Top Gun: Maverick got it right. 

If you were hoping for an actual review of the movie, this isn't it, but you can find an exceptional and relatively spoiler-free critique -- and the white-knuckle trailer -- on Space.com. Click here.



Friday, June 3, 2022

COVID MEANS NO THEATERS FOR ME

COVID is still out there, with cases rising.

I’ve been hearing great things about the new hit movie TOP GUN: MAVERICK, starring Tom Cruise. I’m not a fan of Tom Cruise, but I was a fan of the original TOP GUN (my younger brother was a U.S. Air Force fighter pilot, so I was at least adjacent to that culture) and this is the kind of movie you really need to see on the big screen. Sadly, TOP GUN: MAVERICK is only being shown in theaters.

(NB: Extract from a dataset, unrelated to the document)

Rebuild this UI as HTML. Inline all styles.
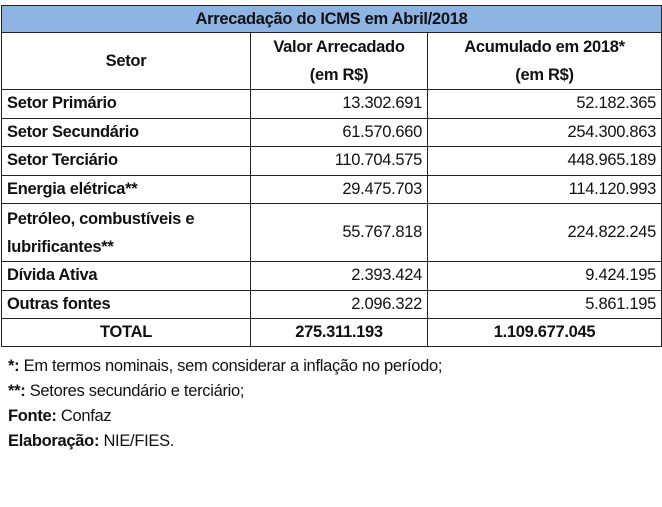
<!DOCTYPE html>
<html><head><meta charset="utf-8"><style>
body{margin:0;width:662px;height:507px;background:#fff;font-family:"Liberation Sans",sans-serif;color:#111;overflow:hidden}
table{position:absolute;left:1px;top:5px;width:660px;border-collapse:collapse;table-layout:fixed}
td{border:1.5px solid #222;font-size:16.5px;padding:0 5px;letter-spacing:-0.3px;overflow:hidden;white-space:nowrap}
.t{background:#8DB4E2;text-align:center;font-weight:bold;height:26px}
.h{text-align:center;font-weight:bold;line-height:28px}
.l{font-weight:bold;height:27.5px}
.n{text-align:right}
.tot td{font-weight:bold;text-align:center;height:27px}
.foot{position:absolute;left:8px;top:354px;font-size:16.5px;line-height:25px;letter-spacing:-0.3px}
</style></head><body>
<table>
<colgroup><col style="width:249px"><col style="width:177px"><col style="width:234px"></colgroup>
<tr><td class="t" colspan="3">Arrecadação do ICMS em Abril/2018</td></tr>
<tr><td class="h">Setor</td><td class="h">Valor Arrecadado<br>(em R$)</td><td class="h">Acumulado em 2018*<br>(em R$)</td></tr>
<tr><td class="l">Setor Primário</td><td class="n">13.302.691</td><td class="n">52.182.365</td></tr>
<tr><td class="l">Setor Secundário</td><td class="n">61.570.660</td><td class="n">254.300.863</td></tr>
<tr><td class="l">Setor Terciário</td><td class="n">110.704.575</td><td class="n">448.965.189</td></tr>
<tr><td class="l">Energia elétrica**</td><td class="n">29.475.703</td><td class="n">114.120.993</td></tr>
<tr><td class="l" style="height:57px;line-height:28px">Petróleo, combustíveis e<br>lubrificantes**</td><td class="n">55.767.818</td><td class="n">224.822.245</td></tr>
<tr><td class="l">Dívida Ativa</td><td class="n">2.393.424</td><td class="n">9.424.195</td></tr>
<tr><td class="l">Outras fontes</td><td class="n">2.096.322</td><td class="n">5.861.195</td></tr>
<tr class="tot"><td>TOTAL</td><td>275.311.193</td><td>1.109.677.045</td></tr>
</table>
<div class="foot">
<div><b>*:</b> Em termos nominais, sem considerar a inflação no período;</div>
<div><b>**:</b> Setores secundário e terciário;</div>
<div><b>Fonte:</b> Confaz</div>
<div><b>Elaboração:</b> NIE/FIES.</div>
</div>
</body></html>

But therein lies the problem. I haven’t been inside a movie theater in two-and-a-half years—since COVID made it a life-threatening proposition. For me, the idea of sitting for two hours with a crowd of folks who may or may not be infected/masked/vaccinated/boosted (depending on the stage of the pandemic we’re talking about) just hasn’t been worth it, no matter what’s on the screen in front of me. Even at the times I usually attend showings (matinees in the middle of the week), I figure some fool would sit right behind me in a nearly empty theater and cough on my bucket of popcorn. People did, even before that was something that could kill me. I keep waiting for the pandemic to be “over,” or at least to ease, so I can resume what had been one of the greatest pleasures of my pre-COVID life—watching a new movie in a big, dark theater, with popcorn and everything.

Hollywood has unilaterally decided that the pandemic is over, though clearly it isn’t. The powers-that-be (filmmakers, studio owners, theater owners) are tired of losing money and audiences to the streaming services. They’ve decided to stop releasing new films to theaters and streaming services like HBO Max at the same time, insisting that blockbusters like TOP GUN: MAVERICK, Michelle Yeoh’s EVERYTHING EVERYWHERE ALL AT ONCE and others serve time in theaters only (and then, presumably, for rent on demand rather than by subscription to streaming). Hallelujah! Just like the old days!

Except, excuse me, this pandemic ain’t over by a long shot. You may be tired of it. We may all be tired of it. But cases are rising—six times the number of daily cases this Memorial Day than last. And that is likely a dramatic undercount. Many public health departments have stopped counting. Folks are testing at home—which, I suppose, is a good thing—but they aren’t reporting the results to anyone if they turn up positive. They’re just staying home. Maybe.

Hospitalizations are up, too, especially in the South and West, where vaccination and booster rates are lower. Sure, death rates are down, thanks to the availability of antivirals like Paxlovid (and the fact that many older Americans are vaccinated and boosted, and younger Americans have a better survival rate), but the effects of long COVID still drag down some 10-30 percent of those who catch the disease, impairing heart, brain, gut or lung function.

Here's the thing: COVID is a nasty disease. It’s a survivor. It mutates to survive in a population and insinuates itself into every cell to survive in the body. You can catch it even if you’ve been vaccinated and boosted. You can catch it more than once—like a cold, or the flu. Any one of those infections can result in a devastating case, not a mild case, though your chances are better if you’ve been vaccinated and boosted. Any one of those infections could result in long COVID, meaning you are left with debilitating brain fog or asthma or a heart problem.

So, no, I won’t be going to the theater to see the new TOP GUN: MAVERICK movie. That’s a risk I won’t take. (I can only pray this thing has subsided enough that I can go to see the new AVATAR when it comes out.) I don’t want to catch COVID, even a mild case. In fact, I don’t even want to catch a stupid cold anymore. I still wear a mask in the grocery store, even though everyone else has stopped because they’re “tired of COVID.” Well, you don’t stop running when a wolf is chasing you just because you’re tired. Or because you suddenly don’t see that wolf behind you.